Friday, July 31, 2015

Abono helps contain rice smuggling to 600 MT


By Mortz C. Ortigoza

ROSALES – The Abono Party List plays a major role in curbing this year the spate of smuggling in the country from 1.4 million metric tons (MT) in 2013 to 600 MT of rice presently, according to its chairman Rosendo So.
Seized container vans full of smuggled rice in the Philippines 
So said that last year’s data from the United Nations Commodity Trade Statistics Database and the Vietnam Ministry of Industry and Trade bared a total importation volume of 2.3 million MT for the Philippines.
The 2.3 MT came from the 1.4 million MT of rice from Vietnam; 353,000 MT from Thailand; 330,000 MT from China, 220,000 MT from India; 34 MT from the United States; 52 MT from Pakistan; 294 MT from Japan; and 30 MT from Italy.
But So compared that records from the Bureau of Custom (BoC) showed a total importation volume of 1,582,392 MT of rice only for 2014.
“This discrepancy accounts for 721,018 MT of rice smuggled into the country last year,” So said.
He said that smuggled rice was worth P21.6 billion. He explained aside from rice there were five other agricultural products that were sneaked in the country that accounted for P37.3 billion of all the smuggled goods last year.

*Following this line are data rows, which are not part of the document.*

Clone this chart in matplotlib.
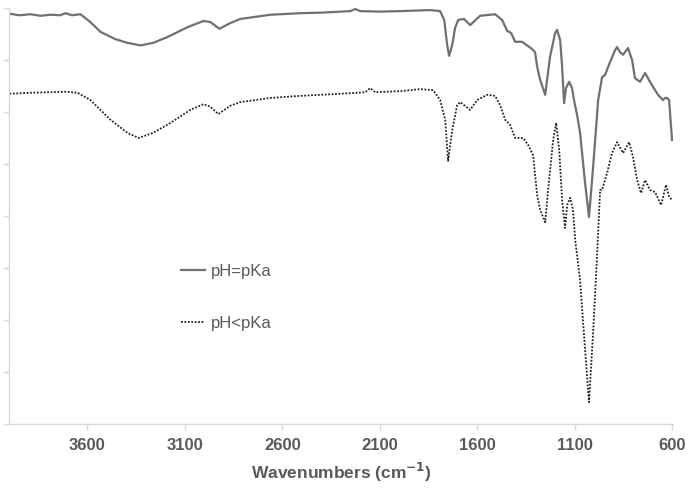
import matplotlib
matplotlib.use("Agg")
import matplotlib.pyplot as plt

plt.rcParams['font.family'] = ['Liberation Sans', 'DejaVu Sans']

# pH = pKa (solid)
wn_eq = [4000, 3950, 3892, 3840, 3790, 3740, 3713, 3680, 3636, 3585, 3533, 3456, 3395,
         3328, 3262, 3190, 3087, 3005, 2969, 2923, 2867, 2815, 2661, 2508, 2400,
         2251, 2226, 2200, 2100, 1995, 1841, 1790, 1769, 1754, 1744, 1728, 1713,
         1697, 1667, 1636, 1585, 1508, 1472, 1446, 1426, 1405, 1369, 1318, 1303,
         1292, 1277, 1251, 1226, 1200, 1190, 1174, 1164, 1154, 1144, 1128, 1113,
         1103, 1087, 1072, 1046, 1026, 1005, 979, 959, 944, 918, 892, 882, 867,
         851, 826, 805, 790, 764, 738, 713, 687, 672, 646, 636, 626, 615, 600]
t_eq = [78.9, 78.6, 78.8, 78.5, 78.7, 78.6, 79.0, 78.6, 78.8, 77.3, 75.4, 74.0, 73.3,
        72.8, 73.3, 74.4, 76.3, 77.5, 77.3, 76.0, 77.1, 77.9, 78.7, 79.0, 79.1,
        79.4, 79.8, 79.4, 79.3, 79.4, 79.6, 79.4, 77.7, 72.9, 70.8, 72.9, 76.2,
        77.7, 77.9, 76.7, 78.5, 78.8, 77.7, 75.6, 75.2, 73.5, 73.5, 72.1, 71.5,
        68.7, 66.2, 63.3, 70.6, 75.2, 75.8, 73.8, 68.7, 61.7, 64.6, 65.8, 64.6,
        62.3, 59.4, 56.0, 46.3, 39.8, 49.4, 62.3, 66.7, 67.1, 69.6, 71.9, 72.5, 71.5,
        71.0, 72.3, 70.0, 66.5, 65.8, 67.5, 65.8, 64.2, 63.3, 62.3, 62.7, 62.7, 62.3, 54.6]

# pH < pKa (dotted)
wn_lt = [4000, 3892, 3790, 3713, 3651, 3585, 3482, 3395, 3338, 3262, 3174, 3072, 3005,
         2969, 2928, 2867, 2815, 2661, 2508, 2303, 2174, 2149, 2123, 1995, 1892,
         1826, 1790, 1764, 1749, 1728, 1703, 1687, 1636, 1600, 1549, 1508, 1482,
         1456, 1431, 1405, 1364, 1339, 1313, 1292, 1277, 1251, 1236, 1210, 1195,
         1179, 1164, 1149, 1138, 1123, 1108, 1097, 1072, 1046, 1026, 1005, 985,
         969, 959, 933, 908, 882, 851, 820, 800, 779, 759, 738, 713, 687, 656,
         631, 615, 600]
t_lt = [63.5, 63.7, 63.8, 63.9, 63.7, 62.3, 58.5, 56.0, 55.0, 56.0, 57.9, 60.4, 61.5,
        61.0, 59.6, 61.2, 61.9, 62.7, 63.1, 63.5, 63.8, 64.6, 63.8, 64.0, 64.4,
        64.2, 62.3, 58.5, 50.6, 56.5, 61.3, 61.9, 60.4, 62.3, 63.3, 63.1, 61.3,
        58.5, 57.5, 55.0, 55.0, 53.7, 51.7, 44.0, 41.2, 38.8, 45.0, 54.6, 57.9,
        52.7, 43.1, 37.7, 42.1, 43.5, 41.2, 35.4, 27.7, 14.2, 4.2, 17.5, 32.1,
        45.0, 45.0, 48.3, 52.1, 54.2, 52.1, 54.2, 51.3, 46.9, 44.4, 46.9, 45.0, 44.6, 42.1,
        46.0, 43.7, 43.1]

labels = ['pH=pKa', 'pH<pKa']
xticks = [3600, 3100, 2600, 2100, 1600, 1100, 600]

fig = plt.figure(figsize=(6.88, 4.93), dpi=100)
ax = fig.add_axes([0.0138, 0.140, 0.9644, 0.8438])

ax.plot(wn_eq, t_eq, color='#707070', lw=1.6, label=labels[0])
ax.plot(wn_lt, t_lt, color='#222222', lw=1.3, linestyle=(0, (1, 0.9)), label=labels[1])

ax.set_xlim(4000, 595)
ax.set_ylim(0, 80)
ax.set_xticks(xticks)
ax.set_yticks(range(0, 81, 10))
ax.set_yticklabels([])
for lab in ax.get_xticklabels():
    lab.set_fontweight('bold')
ax.tick_params(axis='x', colors='#d9d9d9', labelcolor='#595959', labelsize=12,
               length=4, width=1, pad=6)
ax.tick_params(axis='y', colors='#d9d9d9', length=4, width=1)
for s in ['top', 'right']:
    ax.spines[s].set_visible(False)
for s in ['left', 'bottom']:
    ax.spines[s].set_color('#d9d9d9')
    ax.spines[s].set_linewidth(1)

ax.set_xlabel('Wavenumbers (cm$^{\\mathbf{-1}}$)', fontsize=12.5, fontweight='bold',
              color='#595959', labelpad=6)

leg = ax.legend(loc='upper left', bbox_to_anchor=(181 / 688, 1 - 264 / 493),
                bbox_transform=fig.transFigure, frameon=False, fontsize=12,
                handlelength=1.45, handletextpad=0.35, labelspacing=2.2,
                borderpad=0, borderaxespad=0)
for t in leg.get_texts():
    t.set_color('#595959')

fig.savefig('out.png', dpi=100)
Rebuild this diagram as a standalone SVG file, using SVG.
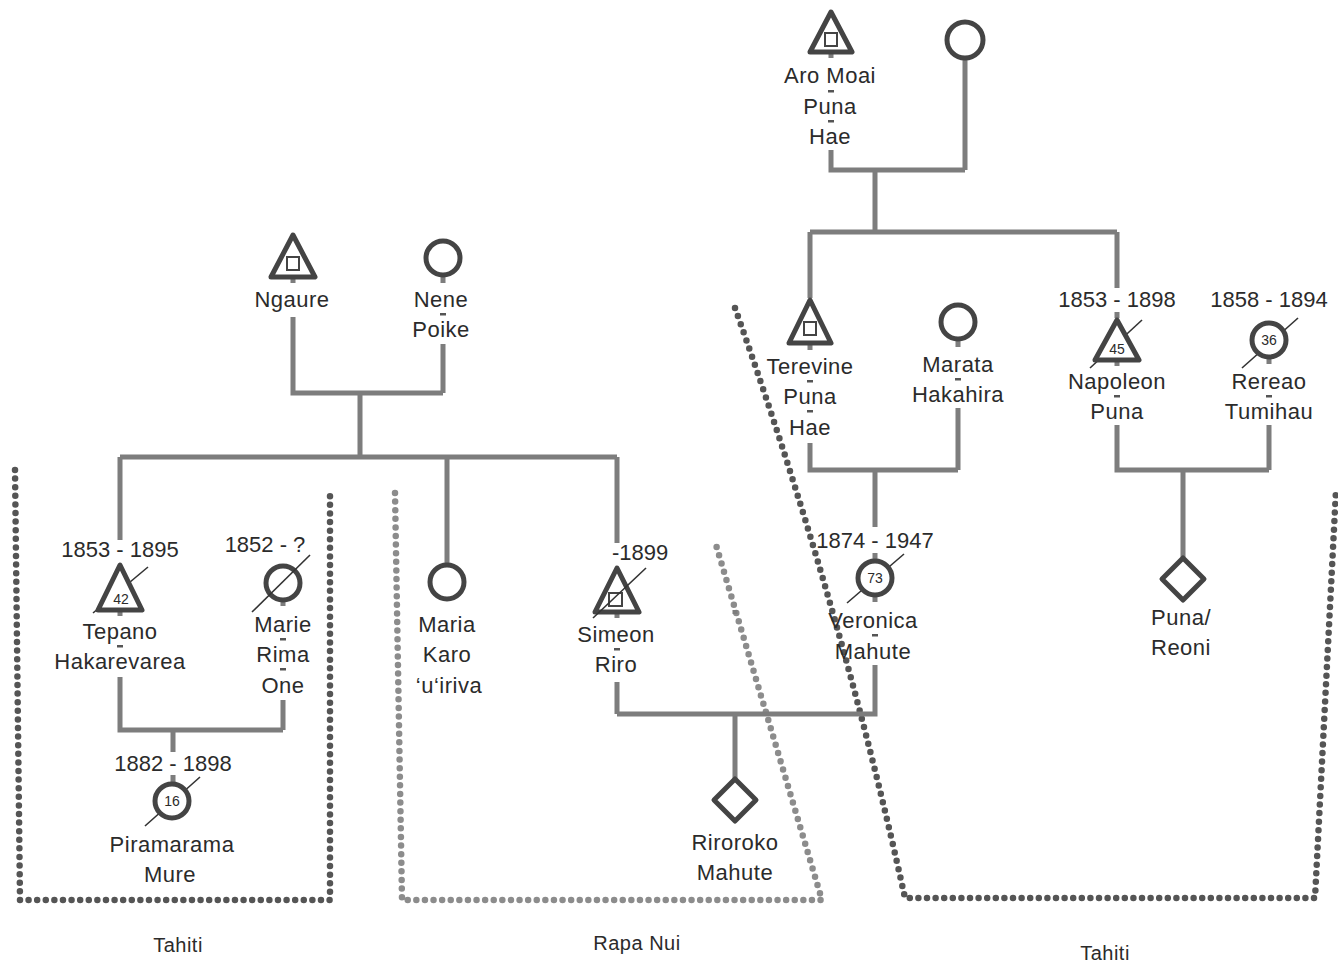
<svg xmlns="http://www.w3.org/2000/svg" width="1338" height="965" viewBox="0 0 1338 965">
<defs>
<style>
text{font-family:"Liberation Sans",Arial,sans-serif;fill:#2b2b2b;text-anchor:middle}
.t{font-size:22px;letter-spacing:0.5px}
.d{font-size:22px}
.n{font-size:14px}
.lb{font-size:20px;letter-spacing:0.5px}
.c{stroke:#7d7d7d;stroke-width:5;fill:none}
.dash{fill:#555}
.s{stroke:#444;stroke-width:5;fill:#fff;stroke-linejoin:round}
.sl{stroke:#333;stroke-width:1.6}
.dt{fill:none;stroke-width:6.5;stroke-linecap:round;stroke-dasharray:0 8.6}
</style>
</defs>
<rect width="1338" height="965" fill="#fff"/>
<g id="regions">
<path class="dt" stroke="#555" d="M15,470 L20,900 L330,900 L330,490"/>
<path class="dt" stroke="#8c8c8c" d="M395,493 L402,900 L822,900 L716,545"/>
<path class="dt" stroke="#555" d="M735,308 Q840,603 905,898 L1315,898 L1336,490"/>
</g>
<g id="connectors">
<path class="c" d="M831,150 V170 H965 M965,58 V170 M875,170 V232 M810,232 H1117 M810,232 V298 M810,443 V470 H958 M958,339 V347 M958,408 V470 M875,470 V527 M875,553 V561 M875,665 V714 H617 M735,714 V779 M1117,232 V288 M1117,312 V318 M1117,425 V470 H1269 M1269,425 V470 M1183,470 V557 M293,317 V393 H443 M443,344 V393 M360,393 V457 M120,457 H617 M120,457 V540 M120,677 V730 H283 M283,700 V730 M173,730 V752 M173,775 V784 M447,457 V565 M617,457 V543 M617,682 V714 M831,52 V58 M810,343 V350 M1117,360 V366 M1269,357 V364 M293,277 V283 M443,275 V283 M120,610 V616 M283,600 V606 M875,595 V602 M617,612 V618 M735,610 V614"/>
<rect class="dash" x="828" y="90" width="6" height="2.5"/>
<rect class="dash" x="828" y="120" width="6" height="2.5"/>
<rect class="dash" x="807" y="380" width="6" height="2.5"/>
<rect class="dash" x="807" y="410" width="6" height="2.5"/>
<rect class="dash" x="955" y="378" width="6" height="2.5"/>
<rect class="dash" x="872" y="634" width="6" height="2.5"/>
<rect class="dash" x="1114" y="395" width="6" height="2.5"/>
<rect class="dash" x="1266" y="395" width="6" height="2.5"/>
<rect class="dash" x="440" y="313" width="6" height="2.5"/>
<rect class="dash" x="117" y="645" width="6" height="2.5"/>
<rect class="dash" x="280" y="638" width="6" height="2.5"/>
<rect class="dash" x="280" y="668" width="6" height="2.5"/>
<rect class="dash" x="614" y="648" width="6" height="2.5"/>
</g>
<g id="aro-moai">
<path class="s" d="M831,12 L852,52 L810,52 Z"/>
<rect x="825" y="33" width="12" height="13" fill="none" stroke="#444" stroke-width="2"/>
<text class="t" x="830" y="83">Aro Moai</text>
<text class="t" x="830" y="114">Puna</text>
<text class="t" x="830" y="144">Hae</text>
</g>
<g id="wife-aro">
<circle class="s" cx="965" cy="40" r="18"/>
</g>
<g id="terevine">
<path class="s" d="M810,300 L831,343 L789,343 Z"/>
<rect x="804" y="322" width="12" height="13" fill="none" stroke="#444" stroke-width="2"/>
<text class="t" x="810" y="374">Terevine</text>
<text class="t" x="810" y="404">Puna</text>
<text class="t" x="810" y="435">Hae</text>
</g>
<g id="marata">
<circle class="s" cx="958" cy="322" r="17"/>
<text class="t" x="958" y="372">Marata</text>
<text class="t" x="958" y="402">Hakahira</text>
</g>
<g id="napoleon">
<text class="d" x="1117" y="307">1853 - 1898</text>
<line class="sl" x1="1090" y1="368" x2="1142" y2="320"/>
<path class="s" d="M1117,320 L1139,360 L1095,360 Z"/>
<text class="n" x="1117" y="354">45</text>
<text class="t" x="1117" y="389">Napoleon</text>
<text class="t" x="1117" y="419">Puna</text>
</g>
<g id="rereao">
<text class="d" x="1269" y="307">1858 - 1894</text>
<line class="sl" x1="1242" y1="368" x2="1298" y2="318"/>
<circle class="s" cx="1269" cy="340" r="17"/>
<text class="n" x="1269" y="345">36</text>
<text class="t" x="1269" y="389">Rereao</text>
<text class="t" x="1269" y="419">Tumihau</text>
</g>
<g id="puna-reoni">
<path class="s" d="M1183,558 L1204,579 L1183,600 L1162,579 Z"/>
<text class="t" x="1181" y="625">Puna/</text>
<text class="t" x="1181" y="655">Reoni</text>
</g>
<g id="veronica">
<text class="d" x="875" y="548">1874 - 1947</text>
<line class="sl" x1="847" y1="603" x2="904" y2="554"/>
<circle class="s" cx="875" cy="578" r="17"/>
<text class="n" x="875" y="583">73</text>
<text class="t" x="873" y="628">Veronica</text>
<text class="t" x="873" y="659">Mahute</text>
</g>
<g id="riroroko">
<path class="s" d="M735,779 L756,800 L735,821 L714,800 Z"/>
<text class="t" x="735" y="850">Riroroko</text>
<text class="t" x="735" y="880">Mahute</text>
</g>
<g id="ngaure">
<path class="s" d="M293,235 L315,277 L271,277 Z"/>
<rect x="287" y="257" width="12" height="13" fill="none" stroke="#444" stroke-width="2"/>
<text class="t" x="292" y="307">Ngaure</text>
</g>
<g id="nene">
<circle class="s" cx="443" cy="258" r="17"/>
<text class="t" x="441" y="307">Nene</text>
<text class="t" x="441" y="337">Poike</text>
</g>
<g id="tepano">
<text class="d" x="120" y="557">1853 - 1895</text>
<line class="sl" x1="93" y1="613" x2="148" y2="567"/>
<path class="s" d="M120,565 L142,610 L98,610 Z"/>
<text class="n" x="121" y="604">42</text>
<text class="t" x="120" y="639">Tepano</text>
<text class="t" x="120" y="669">Hakarevarea</text>
</g>
<g id="marie">
<text class="d" x="265" y="552">1852 - ?</text>
<circle class="s" cx="283" cy="583" r="17"/>
<line class="sl" x1="252" y1="612" x2="310" y2="555"/>
<text class="t" x="283" y="632">Marie</text>
<text class="t" x="283" y="662">Rima</text>
<text class="t" x="283" y="693">One</text>
</g>
<g id="piramarama">
<text class="d" x="173" y="771">1882 - 1898</text>
<line class="sl" x1="145" y1="826" x2="200" y2="777"/>
<circle class="s" cx="172" cy="801" r="17"/>
<text class="n" x="172" y="806">16</text>
<text class="t" x="172" y="852">Piramarama</text>
<text class="t" x="170" y="882">Mure</text>
</g>
<g id="maria">
<circle class="s" cx="447" cy="582" r="17"/>
<text class="t" x="447" y="632">Maria</text>
<text class="t" x="447" y="662">Karo</text>
<text class="t" x="449" y="693">‘u‘iriva</text>
</g>
<g id="simeon">
<text class="d" x="612" y="560" style="text-anchor:start">-1899</text>
<path class="s" d="M617,568 L639,612 L595,612 Z"/>
<rect x="609" y="593" width="13" height="13" fill="none" stroke="#444" stroke-width="2"/>
<line class="sl" x1="593" y1="618" x2="646" y2="568"/>
<text class="t" x="616" y="642">Simeon</text>
<text class="t" x="616" y="672">Riro</text>
</g>
<g id="labels">
<text class="lb" x="178" y="952">Tahiti</text>
<text class="lb" x="637" y="950">Rapa Nui</text>
<text class="lb" x="1105" y="960">Tahiti</text>
</g>
</svg>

Although he lauded the BoC for posting at the internet the data of rice that enters the country, he still deplored its 1,582,392 MT of the recorded imported rice compared to the 1.7 MT records of the same rice at the National Food Authority.
So, who is the chairman of pro-farmers’ Samahang Industriya ng Agrikultura, is at the forefront lobbying the government to make P5 million and above and non-bailable the penalty of all agricultural products smuggled by the culprit in the country.
“Ito na lang ang tinitingnan namin na amount is P5 million up accumulated. Ibig sabihin kung may shipment ka sa Davao, sa Zamboanga may shipment ka, sa Manila kung accumulated or isang shipment lang 4 and 5 million (pesos)”.
He wished that the version of the Abono Party in the House of Representatives and the versions of Senators Cynthia Villars, Grace Poe, Joseph Victor “JV” Ejercito  for the P5 million cap will be passed by Congress and signed into law by President Benigno Aquino III before his term ends next year.